## WHAT YOU NEED TO DO
Everything from the opening line of the records below through the line with "plt.rcParams['font.family'] = ['Liberation" must be duplicated exactly, pictures left out.

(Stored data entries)
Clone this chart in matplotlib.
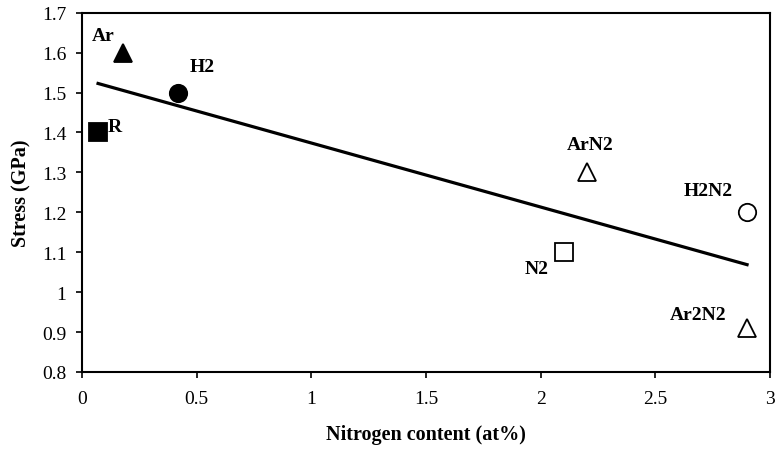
import numpy as np
import matplotlib.pyplot as plt

plt.rcParams['font.family'] = ['Liberation Serif', 'DejaVu Serif']

# samples: nitrogen content (at%) vs stress (GPa)
names = ['R', 'Ar', 'H2', 'N2', 'ArN2', 'H2N2', 'Ar2N2']
nitrogen = [0.07, 0.18, 0.42, 2.1, 2.2, 2.9, 2.9]
stress = [1.4, 1.6, 1.5, 1.1, 1.3, 1.2, 0.91]
markers = ['s', '^', 'o', 's', '^', 'o', '^']
filled = [True, True, True, False, False, False, False]

# where each label goes (data coords, left edge / vertical centre)
label_x = [0.113, 0.044, 0.471, 1.932, 2.115, 2.625, 2.564]
label_y = [1.415, 1.643, 1.565, 1.059, 1.369, 1.255, 0.945]

fig = plt.figure(figsize=(7.78, 4.52), dpi=100)
ax = fig.add_axes([0.1054, 0.1748, 0.8843, 0.795])

for x, y, m, f in zip(nitrogen, stress, markers, filled):
    ax.plot(x, y, marker=m, markersize=13 if m != 'o' else 12.5,
            markerfacecolor='black' if f else 'white',
            markeredgecolor='black', markeredgewidth=1.3, linestyle='none',
            zorder=3)

# linear fit over all samples
k, b = np.polyfit(nitrogen, stress, 1)
xf = np.array([min(nitrogen), max(nitrogen)])
ax.plot(xf, k * xf + b, color='black', linewidth=2.3, zorder=2)

for n, lx, ly in zip(names, label_x, label_y):
    ax.text(lx, ly, n, fontsize=14, fontweight='bold', ha='left', va='center')

ax.set_xlim(0, 3)
ax.set_ylim(0.8, 1.7)
ax.set_xticks(np.arange(0, 3.01, 0.5))
ax.set_xticklabels(['0', '0.5', '1', '1.5', '2', '2.5', '3'])
ax.set_yticks(np.arange(0.8, 1.71, 0.1))
ax.set_yticklabels(['0.8', '0.9', '1', '1.1', '1.2', '1.3', '1.4', '1.5', '1.6', '1.7'])
ax.tick_params(direction='out', length=4.3, width=1.2, labelsize=14)
ax.tick_params(axis='y', pad=7)
ax.tick_params(axis='x', pad=9)
for s in ax.spines.values():
    s.set_linewidth(1.5)

ax.set_xlabel('Nitrogen content (at%)', fontsize=14.5, fontweight='bold')
ax.set_ylabel('Stress (GPa)', fontsize=14.5, fontweight='bold')
ax.xaxis.set_label_coords(0.5, -0.145)
ax.yaxis.set_label_coords(-0.073, 0.5)

fig.savefig('out.png', dpi=100)
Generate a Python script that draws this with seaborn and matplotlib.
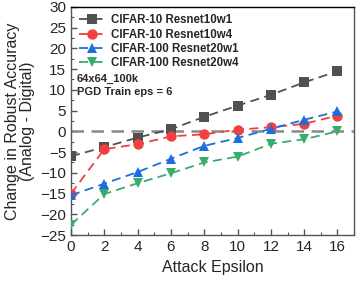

## IN RESPONSE
Clone this chart in matplotlib.
import numpy as np
import matplotlib.pyplot as plt

plt.rcParams['font.family'] = ['Liberation Serif', 'DejaVu Serif']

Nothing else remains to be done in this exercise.